Yeniçağ gazetesi, operasyon başladığında, konuya ilişkin haberlerinde şöyle ifadeler kullandı örneğin:
“Merdan Yanardağ, terör örgütü PKK'nın sözde lideri Öcalan'ı AKP'nin yerel seçim için kullanacağını öne sürdü.”
“Merdan Yanardağ sosyal medyada hızla yayılan ve birçok kişi tarafından tepkiyle karşılanan sözlerine açıklık getirdi. Videonun montaj olduğunu ve Mehmet Ali Çelebi tarafından hazırlandığını iddia etti.”
Peki ne oluyor? Yeniçağ gazetesi ve çevresi milliyetçi hasletlerine mi dönüyor? Yoksa dönen daha büyük bir gemi mi? Daha büyük bir dönüş olduğunu tartışmak için de enteresan malzemeler var gazetede.
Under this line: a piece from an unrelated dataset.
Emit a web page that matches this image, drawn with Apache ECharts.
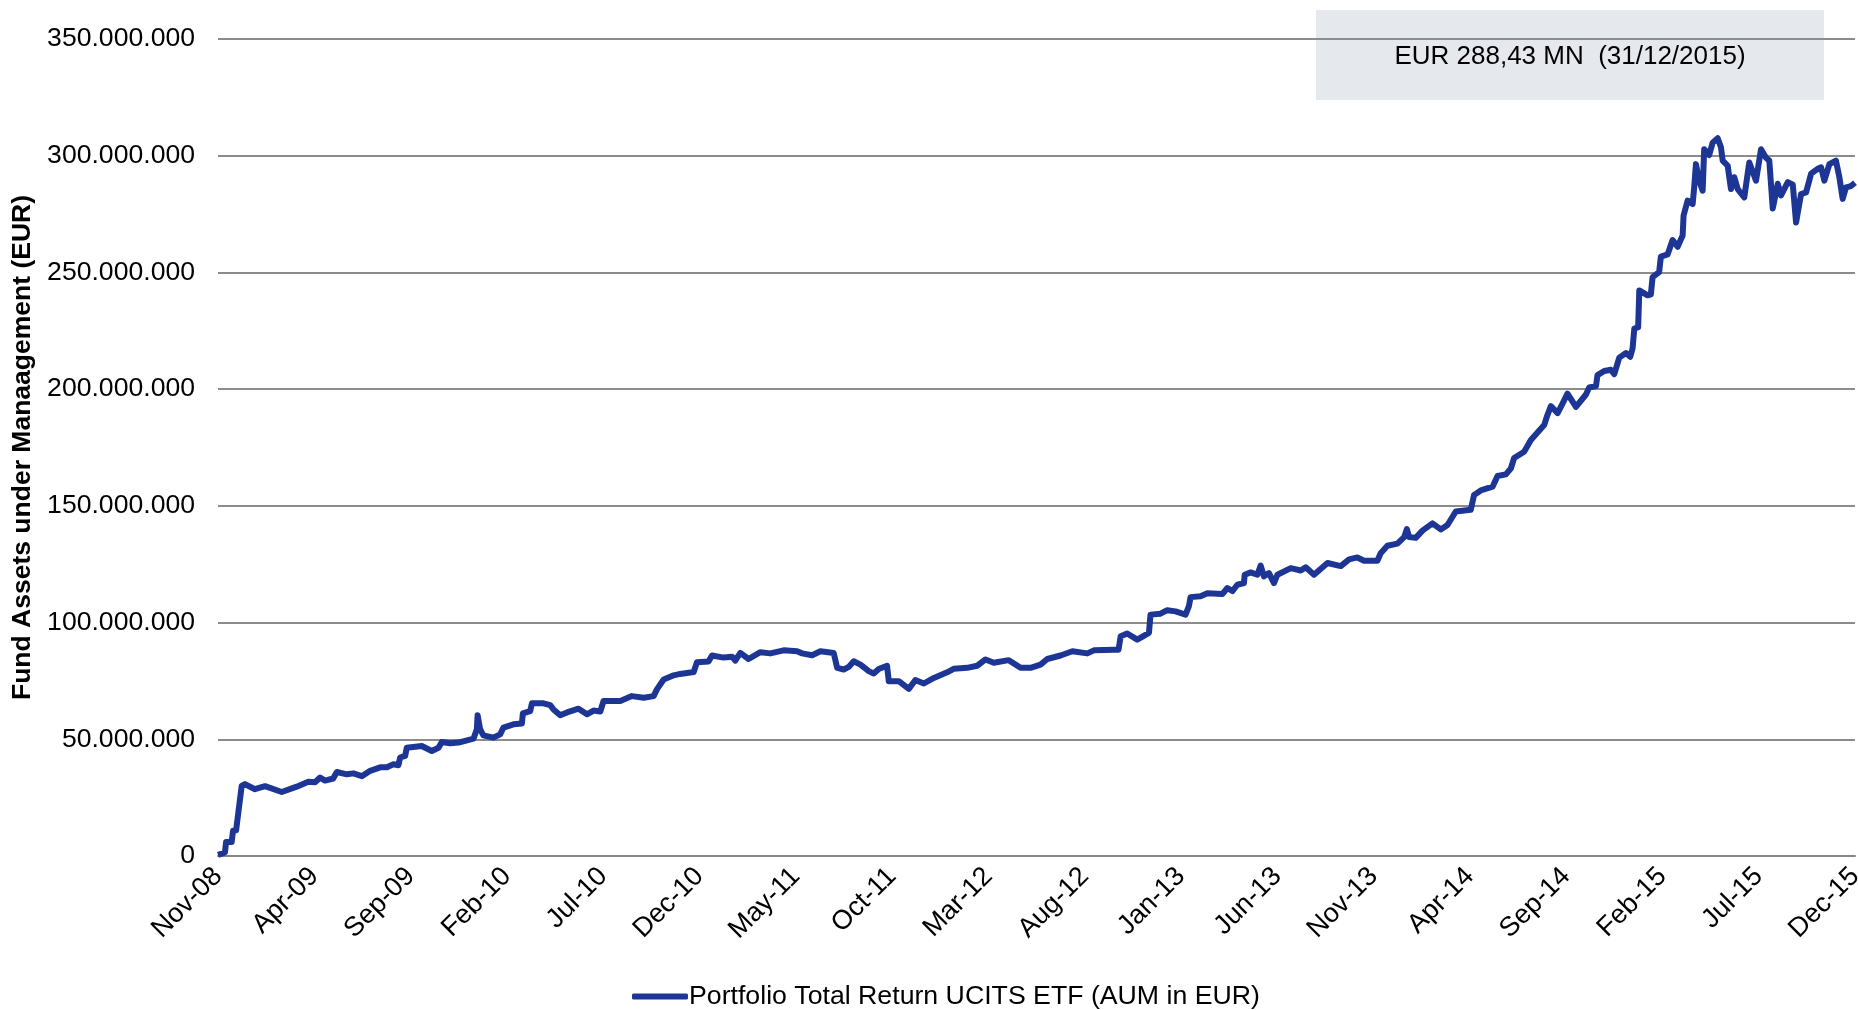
<!DOCTYPE html>
<html>
<head>
<meta charset="utf-8">
<title>Fund AUM</title>
<script src="https://cdn.jsdelivr.net/npm/echarts@6/dist/echarts.min.js"></script>
<style>
  html, body { margin: 0; padding: 0; background: #fff; }
  #chart { width: 1858px; height: 1010px; }
</style>
</head>
<body>
<div id="chart"></div>
<script>
// x axis tick labels, one every 5 months from Nov-08
const tickLabels = ['Nov-08', 'Apr-09', 'Sep-09', 'Feb-10', 'Jul-10', 'Dec-10', 'May-11', 'Oct-11', 'Mar-12',
  'Aug-12', 'Jan-13', 'Jun-13', 'Nov-13', 'Apr-14', 'Sep-14', 'Feb-15', 'Jul-15', 'Dec-15'];

// time of each reading, in months since Nov-08
const months = [
  0.00, 0.36, 0.42, 0.71, 0.78, 0.94, 1.23, 1.40, 1.92, 2.44, 3.31, 4.09, 4.69, 5.04, 5.30, 5.56, 5.98, 6.17, 6.69, 7.03,
  7.47, 7.90, 8.42, 8.77, 9.11, 9.37, 9.46, 9.72, 9.80, 10.58, 11.10, 11.45, 11.62, 12.05, 12.49, 13.27, 13.44, 13.48, 13.61, 13.78,
  14.30, 14.65, 14.82, 15.34, 15.78, 15.83, 16.21, 16.30, 16.90, 17.25, 17.42, 17.77, 18.12, 18.72, 19.16, 19.50, 19.85, 20.02, 20.89, 21.49,
  22.10, 22.62, 22.79, 23.14, 23.66, 24.00, 24.70, 24.87, 25.47, 25.65, 26.25, 26.69, 26.86, 27.12, 27.55, 28.16, 28.68, 29.37, 30.07, 30.33,
  30.85, 31.28, 31.97, 32.15, 32.49, 32.75, 33.01, 33.36, 33.79, 34.05, 34.31, 34.74, 34.83, 35.35, 35.87, 36.21, 36.65, 37.17, 37.86, 38.20,
  38.90, 39.42, 39.85, 40.28, 41.06, 41.67, 42.19, 42.71, 43.06, 43.75, 44.36, 45.14, 45.48, 46.52, 46.76, 46.87, 47.21, 47.73, 48.34, 48.42,
  48.94, 49.29, 49.72, 50.24, 50.41, 50.50, 51.02, 51.37, 52.15, 52.41, 52.67, 52.93, 53.27, 53.31, 53.62, 53.97, 54.14, 54.31, 54.57, 54.83,
  55.01, 55.70, 56.22, 56.48, 56.91, 57.61, 58.30, 58.73, 59.16, 59.51, 60.20, 60.37, 60.72, 61.24, 61.59, 61.73, 61.85, 62.19, 62.54, 63.06,
  63.49, 63.84, 64.27, 65.05, 65.22, 65.57, 66.18, 66.44, 66.87, 67.13, 67.30, 67.82, 68.17, 68.86, 69.03, 69.21, 69.56, 69.82, 70.07, 70.51,
  71.03, 71.20, 71.55, 71.63, 71.98, 72.32, 72.50, 72.76, 73.11, 73.33, 73.45, 73.54, 73.74, 73.80, 74.23, 74.40, 74.49, 74.83, 74.92, 75.27,
  75.53, 75.79, 76.05, 76.10, 76.31, 76.57, 76.65, 76.74, 76.91, 77.09, 77.17, 77.43, 77.61, 77.87, 78.04, 78.13, 78.39, 78.56, 78.73, 78.91,
  79.25, 79.51, 79.86, 80.12, 80.38, 80.55, 80.73, 80.99, 81.16, 81.51, 81.77, 81.94, 82.20, 82.46, 82.72, 83.06, 83.24, 83.41, 83.67, 84.01,
  84.19, 84.36, 84.53, 84.79, 85.00
];

// assets under management, EUR millions
const aumMn = [
  0.5, 1.5, 6.0, 6.0, 10.8, 11.0, 30.0, 30.8, 28.6, 29.9, 27.4, 29.7, 31.8, 31.6, 33.6, 32.3, 33.2, 36.0, 35.0, 35.4,
  34.2, 36.5, 38.0, 38.0, 39.3, 38.9, 42.2, 42.9, 46.4, 47.1, 45.0, 46.4, 48.8, 48.3, 48.6, 50.3, 54.3, 60.3, 54.3, 51.7,
  50.7, 52.1, 55.0, 56.4, 56.8, 61.1, 62.1, 65.4, 65.4, 64.6, 62.8, 60.3, 61.5, 63.1, 60.7, 62.3, 61.9, 66.4, 66.4, 68.5,
  67.8, 68.5, 71.4, 75.6, 77.4, 78.0, 78.8, 83.0, 83.3, 85.9, 85.0, 85.4, 83.7, 87.0, 84.4, 87.3, 86.8, 88.1, 87.7, 86.8,
  86.0, 87.7, 87.0, 80.6, 79.9, 81.0, 83.4, 82.0, 79.2, 78.2, 80.1, 81.5, 74.9, 74.9, 71.6, 75.4, 73.9, 76.3, 78.7, 80.2,
  80.6, 81.5, 84.2, 82.8, 83.9, 80.6, 80.6, 82.0, 84.4, 85.9, 87.7, 86.8, 88.1, 88.4, 88.4, 94.1, 95.3, 92.7, 95.6, 103.4,
  103.8, 105.3, 104.8, 103.4, 106.9, 110.9, 111.3, 112.6, 112.2, 114.8, 113.5, 116.2, 116.9, 120.5, 121.5, 120.5, 124.4, 119.8, 121.2, 116.9,
  120.5, 123.3, 122.3, 123.7, 120.5, 125.5, 124.2, 127.1, 127.9, 126.5, 126.5, 129.7, 132.9, 133.8, 136.6, 140.0, 136.6, 136.3, 139.4, 142.5,
  139.9, 141.8, 147.6, 148.3, 154.7, 156.6, 158.2, 162.8, 163.5, 166.0, 170.5, 173.2, 178.2, 184.6, 188.9, 192.7, 189.7, 193.9, 198.1, 192.4,
  197.7, 200.7, 201.3, 206.0, 207.8, 208.3, 206.4, 213.5, 215.5, 213.9, 217.4, 225.9, 226.5, 242.3, 240.2, 240.6, 248.0, 250.1, 256.8, 257.7,
  263.9, 261.0, 265.8, 274.4, 280.8, 279.3, 286.4, 296.4, 289.3, 285.0, 302.8, 300.3, 305.6, 307.5, 303.6, 297.9, 295.7, 285.7, 290.8, 285.7,
  282.1, 297.1, 289.3, 302.8, 299.1, 297.9, 277.4, 288.0, 283.0, 288.7, 287.6, 271.4, 283.6, 284.3, 292.3, 294.4, 295.0, 289.3, 296.4, 297.9,
  290.7, 281.5, 286.4, 287.0, 288.43
];

const seriesName = 'Portfolio Total Return UCITS ETF (AUM in EUR)';
const note = 'EUR 288,43 MN  (31/12/2015)';

const font = 'Liberation Sans, Arial, sans-serif';
const chart = echarts.init(document.getElementById('chart'));

chart.setOption({
  animation: false,
  textStyle: { fontFamily: font },
  grid: {
    left: 218,
    right: 3,
    top: 39,
    bottom: 154,
    outerBoundsMode: 'none'
  },
  legend: {
    data: [seriesName],
    left: 627,
    top: 978,
    icon: 'roundRect',
    itemWidth: 56,
    itemHeight: 6,
    itemGap: 0,
    textStyle: { fontSize: 26.7, color: '#000', fontFamily: font, padding: [0, 0, 0, -4] }
  },
  xAxis: {
    type: 'value',
    min: 0,
    max: 85,
    interval: 5,
    splitLine: { show: false },
    axisTick: { show: false },
    axisLine: { show: true, onZero: false, lineStyle: { color: '#878787', width: 2 } },
    axisLabel: {
      rotate: 45,
      margin: 16,
      fontSize: 27,
      color: '#000',
      fontFamily: font,
      formatter: v => tickLabels[Math.round(v / 5)] || ''
    }
  },
  yAxis: {
    type: 'value',
    min: 0,
    max: 350000000,
    interval: 50000000,
    name: 'Fund Assets under Manaagement (EUR)',
    nameLocation: 'middle',
    nameRotate: 90,
    nameGap: 177,
    nameTextStyle: { fontSize: 26.5, fontWeight: 'bold', color: '#000', fontFamily: font },
    axisLine: { show: false },
    axisTick: { show: false },
    splitLine: { lineStyle: { color: '#8c8c8c', width: 2 } },
    axisLabel: {
      margin: 23,
      fontSize: 26.6,
      color: '#000',
      fontFamily: font,
      formatter: v => String(v).replace(/\B(?=(\d{3})+(?!\d))/g, '.')
    }
  },
  series: [{
    name: seriesName,
    type: 'line',
    showSymbol: false,
    symbol: 'none',
    color: '#1d3594',
    lineStyle: { width: 6, color: '#1d3594', join: 'round' },
    data: months.map((m, i) => [m, aumMn[i] * 1e6]),
    z: 5
  }],
  graphic: [{
    type: 'group',
    left: 1316,
    top: 10,
    children: [{
      type: 'rect',
      shape: { x: 0, y: 0, width: 508, height: 90 },
      style: { fill: '#e5e8ed' }
    }, {
      type: 'text',
      x: 254,
      y: 47,
      style: {
        text: note,
        fontSize: 26,
        fontFamily: font,
        fill: '#000',
        align: 'center',
        verticalAlign: 'middle'
      }
    }]
  }]
});
</script>
</body>
</html>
Süleyman Soylu’nun boşalttığı İçişleri Bakanlığı’na karşı hürmet ve takdirde bazen kök iktidar gazetelerini kıskandıracak seviyedeler.
“İçişleri Bakanlığı el değiştirince uyuşturucu tacirlerine darbe üstüne darbe” diye başlık atıyorlar örneğin. Şu sözlerle başlıyor haber: “Süleyman Soylu’dan sonra Ali Yerlikaya’nın İçişleri Bakanlığı'na gelmesiyle uyuşturucu tacirlerine darbe üstüne darbe vuruldu.”
Cumartesi günü Ömer Seyfettinlerle süslenmiş bir konuşmayla söz konusu dönüşümün en büyük bayrağını sallayan İyip lideri Meral Akşener de vaktiyle Milli Görüş ortaklı hükümetin içişleri bakanıydı sahi.
Medyadan görünenin bir küçük kesiti bu. Ne olmakta olduğunu siyaset yazanlarımız daha iyi izah eder. Ama bu fakir-i pür taksir, havadislere bakarken, “Yeni Şafak mı okuyordum yoksa Yeniçağ mı” diye tereddüde düşüyorsa, bir izahat aramayı garip görmemeli herhalde.